A tourist takes pictures of a Cuban national flag at half-mast in Havana, Cuba, on Nov. 27, 2016. Cuba prepared on Sunday for a national tribute to revolutionary leader Fidel Castro. (Xinhua/David de la Paz)
HAVANA, Nov. 27 (Xinhua) -- With music, alcohol sales and baseball games suspended, Cuba's capital Havana has been immersed in grief and silence in a nine-day period of mourning after Cuban revolutionary leader Fidel Castro passed away late Friday at the age of 90.
"With deep sorrow I report to the Cuban people that our beloved leader Fidel Castro passed away at 10:29 p.m.(0329 GMT Saturday) on Friday," said President Raul Castro in a statement broadcast on Radio Reloj.
In an official statement published by the Communist Party newspaper Granma, the organizing committee of Fidel Castro's funeral said his ashes will be buried at the Santa Ifigenia cemetery in the eastern city of Santiago de Cuba, the resting place of independence hero Jose Marti and other leading figures of the island, on Dec. 4 after Cubans from all over the island pay their tributes to the late leader.
A national tribute to Fidel Castro is scheduled to take place on Monday, at the Jose Marti Memorial in Revolution Square in Havana, local officials told reporters.
The ceremony will begin with the firing of a 21-gun salute, according to a government statement.
The Jose Marti Memorial, which will temporarily house Castro's remains, is at the highest point of Havana. It stands on Revolution Square, long held to be one of Cuba's most emblematic spots.
For decades, it hosted massive demonstrations in support of the Cuban Revolution and Castro gave many of his most important speeches there.
On Tuesday, Revolution Square will also host a public mass for Cubans to pay their respects.
Following that, the ashes will begin a 1,000-km trip from Havana to Santiago de Cuba. This journey will be the reverse of the one Castro carried out, as a young guerrilla leader, in his Caravan of Liberty in 1959.
Besides preparations for the official commemoration, hundreds of thousands of people turned out across the nation during the weekend waving flags and chanting slogans in Castro's honor.
Juan Rodriguez, a young Cuban, said: "(Fidel) was the greatest person for Cubans. He was man that always took care of Cubans, protected them and always thought about Cuba."
During the period of mourning, sports and cultural activities are suspended, while flags remain at half-mast. State television broadcasts non-stop tributes to Castro's accomplishments and newspapers are printed in black ink in memory of the man who led the country for decades.
Fidel Castro led the 1959 Cuban Revolution that overthrew Cuban dictator Fulgencio Batista and was one of the main political opponents of the United States.
In a letter he wrote in 1958, prior to his victory in Cuba, Castro presciently stated that "when I finish this war, I will begin a far larger and greater war...the war in which I will fight against (the United States).

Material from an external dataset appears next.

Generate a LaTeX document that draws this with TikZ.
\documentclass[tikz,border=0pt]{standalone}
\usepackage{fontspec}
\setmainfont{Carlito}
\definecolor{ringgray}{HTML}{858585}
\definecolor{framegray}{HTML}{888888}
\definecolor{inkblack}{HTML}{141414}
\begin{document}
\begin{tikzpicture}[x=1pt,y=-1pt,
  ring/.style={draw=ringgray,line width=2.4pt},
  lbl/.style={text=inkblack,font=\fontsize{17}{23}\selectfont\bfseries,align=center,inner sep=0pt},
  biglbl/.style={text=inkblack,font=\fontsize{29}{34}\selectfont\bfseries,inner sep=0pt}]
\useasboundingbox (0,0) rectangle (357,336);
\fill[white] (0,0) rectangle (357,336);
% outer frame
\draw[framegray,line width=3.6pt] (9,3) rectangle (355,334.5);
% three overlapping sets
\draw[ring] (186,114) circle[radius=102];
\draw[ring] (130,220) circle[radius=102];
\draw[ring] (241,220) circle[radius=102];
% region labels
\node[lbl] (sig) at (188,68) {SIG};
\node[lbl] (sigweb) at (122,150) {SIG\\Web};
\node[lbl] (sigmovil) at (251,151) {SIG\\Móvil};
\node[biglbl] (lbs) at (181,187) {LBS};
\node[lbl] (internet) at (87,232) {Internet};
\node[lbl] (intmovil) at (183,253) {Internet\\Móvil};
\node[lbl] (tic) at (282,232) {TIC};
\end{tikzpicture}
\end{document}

I have realized that will be my true destiny."
A few months later, in January 1959, Castro installed a socialist society only 150 km from American shores and stood firm for decades, surviving 11 U.S. administrations and hundreds of assassination attempts.

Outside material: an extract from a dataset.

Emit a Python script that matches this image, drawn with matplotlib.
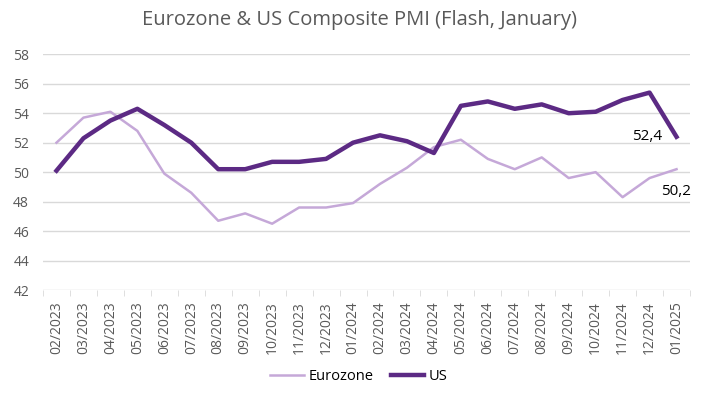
import numpy as np
import matplotlib.pyplot as plt

plt.rcParams['font.family'] = ['Open Sans', 'DejaVu Sans']

months = ['02/2023', '03/2023', '04/2023', '05/2023', '06/2023', '07/2023',
          '08/2023', '09/2023', '10/2023', '11/2023', '12/2023', '01/2024',
          '02/2024', '03/2024', '04/2024', '05/2024', '06/2024', '07/2024',
          '08/2024', '09/2024', '10/2024', '11/2024', '12/2024', '01/2025']
eurozone = [52.0, 53.7, 54.1, 52.8, 49.9, 48.6, 46.7, 47.2, 46.5, 47.6, 47.6, 47.9,
            49.2, 50.3, 51.7, 52.2, 50.9, 50.2, 51.0, 49.6, 50.0, 48.3, 49.6, 50.2]
us = [50.1, 52.3, 53.5, 54.3, 53.2, 52.0, 50.2, 50.2, 50.7, 50.7, 50.9, 52.0,
      52.5, 52.1, 51.3, 54.5, 54.8, 54.3, 54.6, 54.0, 54.1, 54.9, 55.4, 52.4]

W, H = 720, 394
fig = plt.figure(figsize=(7.2, 3.94), dpi=100)
ax = fig.add_axes([43 / W, 1 - 290 / H, (690 - 43) / W, (290 - 54.3) / H])

x = np.arange(len(months))
ax.plot(x, eurozone, color='#C5A8D8', lw=1.8, label='Eurozone')
ax.plot(x, us, color='#5C2A84', lw=3.2, label='US')

ax.set_xlim(-0.5, len(months) - 0.5)
ax.set_ylim(42, 58)
ax.set_yticks(range(42, 59, 2))
ax.yaxis.grid(True, color='#D9D9D9', lw=1)
ax.set_axisbelow(True)
for s in ax.spines.values():
    s.set_visible(False)
ax.tick_params(axis='y', length=0, labelsize=10, colors='#595959', pad=10)

ax.set_xticks(x)
ax.set_xticklabels(months, rotation=90, fontsize=10, color='#595959')
ax.tick_params(axis='x', length=0, pad=8)
ax.set_xticks(np.arange(-0.5, len(months)), minor=True)
ax.tick_params(axis='x', which='minor', length=4, color='#D9D9D9')

ax.annotate('52,4', (x[-1], us[-1]), xytext=(-10, 0), textcoords='offset points',
            ha='right', va='center', fontsize=11, color='black')
ax.annotate('50,2', (x[-1], eurozone[-1]), xytext=(0, -16), textcoords='offset points',
            ha='center', va='center', fontsize=11, color='black')

fig.suptitle('Eurozone & US Composite PMI (Flash, January)', y=1 - 20 / H,
             va='center', fontsize=14.5, color='#595959')
fig.legend(loc='center', bbox_to_anchor=(359 / W, 1 - 377 / H), ncol=2, frameon=False,
           fontsize=10.5, handlelength=2.3, columnspacing=1.2, handletextpad=0.3)

fig.savefig('out.png', dpi=100)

Hostilities between the two sides began when the new revolutionary government approved an agricultural revolution which Washington opposed. The U.S. government responded by stopping sugar purchases from Cuba and halted diplomatic ties, closing its embassy in Havana in January 1961.
The island, which depended on the North American sugar market for much of its revenue, responded by nationalizing American properties, which ratcheted up tensions with the Eisenhower administration.
Months later, Castro led the resistance in April 1961 and repelled the Bay of Pigs Invasion, organized by then President John F. Kennedy.
In February 1962, Kennedy installed a total embargo against Cuba with the Cuban Missile Crisis later that year bringing the world to the brink of nuclear warfare after the Soviet Union installed nuclear missiles in Cuba.
The disintegration of the Soviet Union robbed Cuba of its main ally, allowing the administration of George Bush to strengthen the embargo between 1989 and 1993.
In July 2006, Castro fell gravely ill, which forced him to hand over power to his younger brother, Raul.
After stepping down from the presidency, Castro remained politically active. In March 2007, he began his column, "Reflections of Comrade Fidel," and eventually wrote over 400 articles, often slamming imperialism and American foreign policy.
Under the Obama administration, the United States and Cuba reestablished diplomatic ties in December 2014.
But many fear that US President-elect Donald Trump will reverse Obama's opening-up to the island.